Since the height of the boom these taxes have fallen off a cliff. A piece in the Irish Times yesterday (no online version) revealed that in the 2010 the residential stamp duty take will be less than €100m, a fall of 92% from the peak. Residential transactions liable for stamp duty is set to fall below 10,000 in 2010 (see Figure 2). The fall in stamp duty is clearly due to a slump in both house prices and sales, and also a change in the constitution of buyers, with around 50% of those buying at the minute being first time buyers (who are not liable for the tax). Non-residential stamp duty has suffered a similar collapse and combined residential and non-residential stamp duty now only accounts for 0.6% of overall tax receipts. What was a minor, but significant, contributor to the overall tax intake has withered away to insignificance due to its cyclical nature.
Relying on indirect forms of taxation, such as stamp duty, is a folly because they are cyclical. Direct forms of property tax, in contrast, have the benefit of being sustainable and robust to the boom and bust cycles of the market. They might not be popular, but they are necessary if we want to minimise the depth and severity of this and future fiscal crises. The abolition of property taxes for short term political gain was political vandalism – they should have been reformed or restructured to make them equitable, but not taken off the books.
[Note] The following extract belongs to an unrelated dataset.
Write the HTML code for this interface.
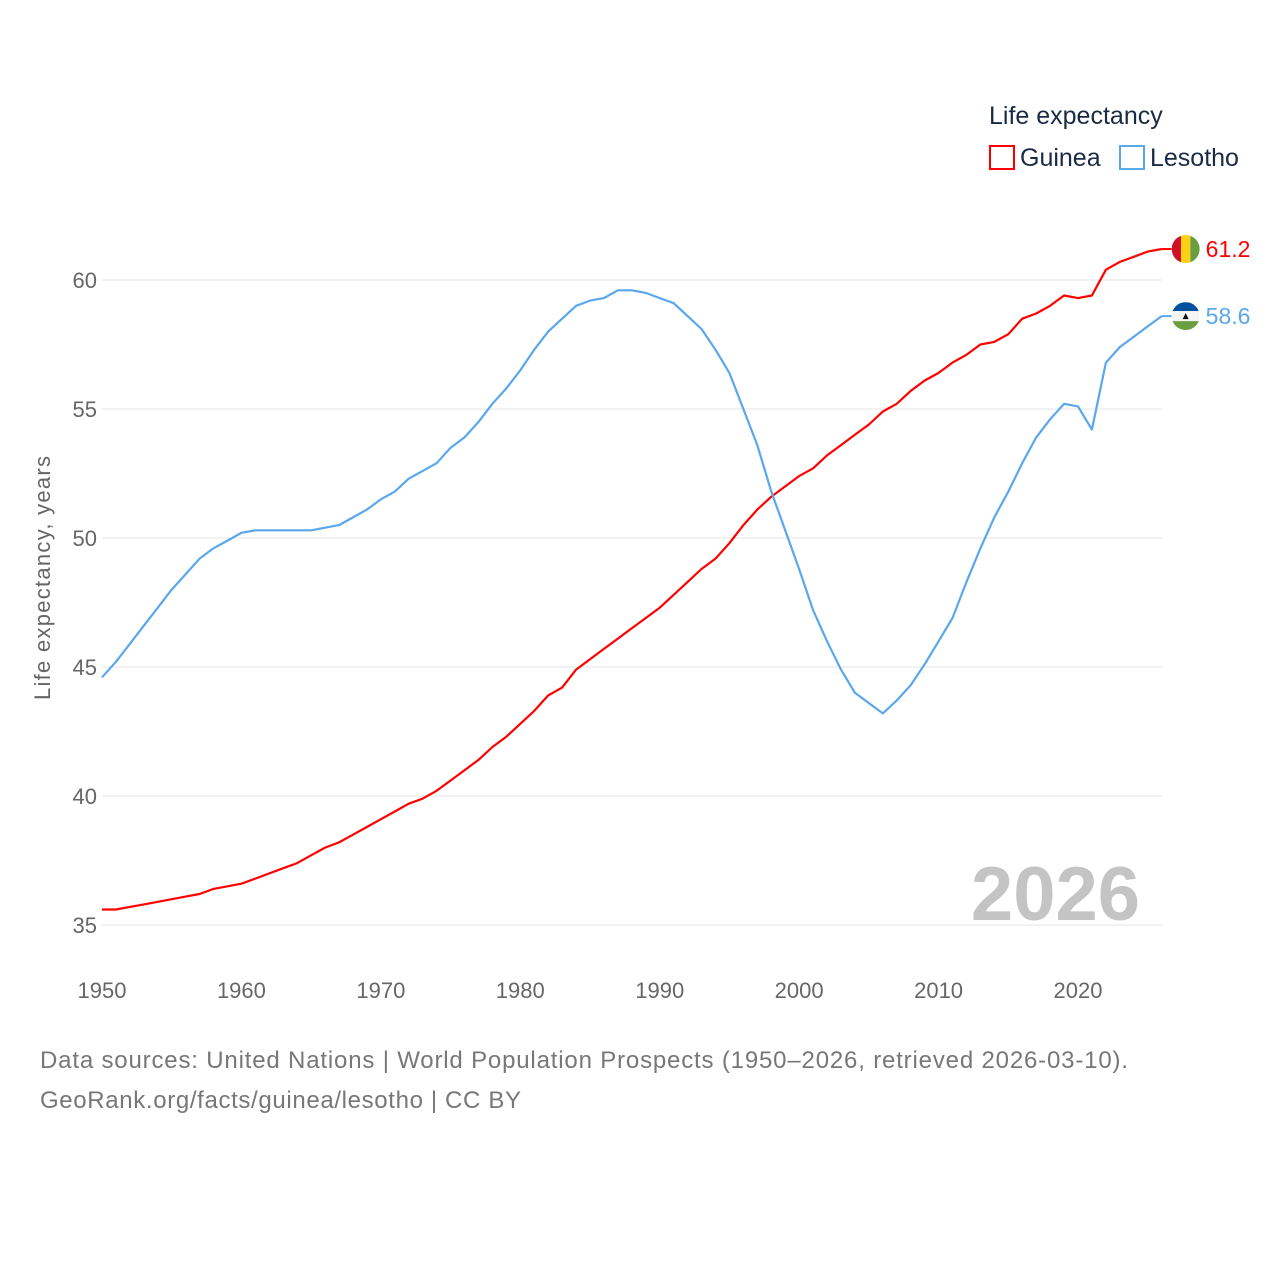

The present debate concerning the re-introduction of property taxes needs to move from being whether to do so, to what forms of property tax will be introduced and whether they will include primary residences or only second, investment and commercial properties; whether those that have paid huge sums of stamp duty in the last number of years will be included, or included on a phased basis; how to deal with asset rich/income poor households or whether households below certain income thresholds or certain benefits will be included, etc. Yes, any property tax will be deeply unpopular, but it will be sustainable and non-cyclical and it has to be better than the austerity measures we are presently suffering. Not introducing them suggests a lack of political will to take unpopular but necessary decisions address the present crisis head-on and create a more robust taxation system. The stamp duty slump illustrates perfectly the fiscal problem if we stick to present policy.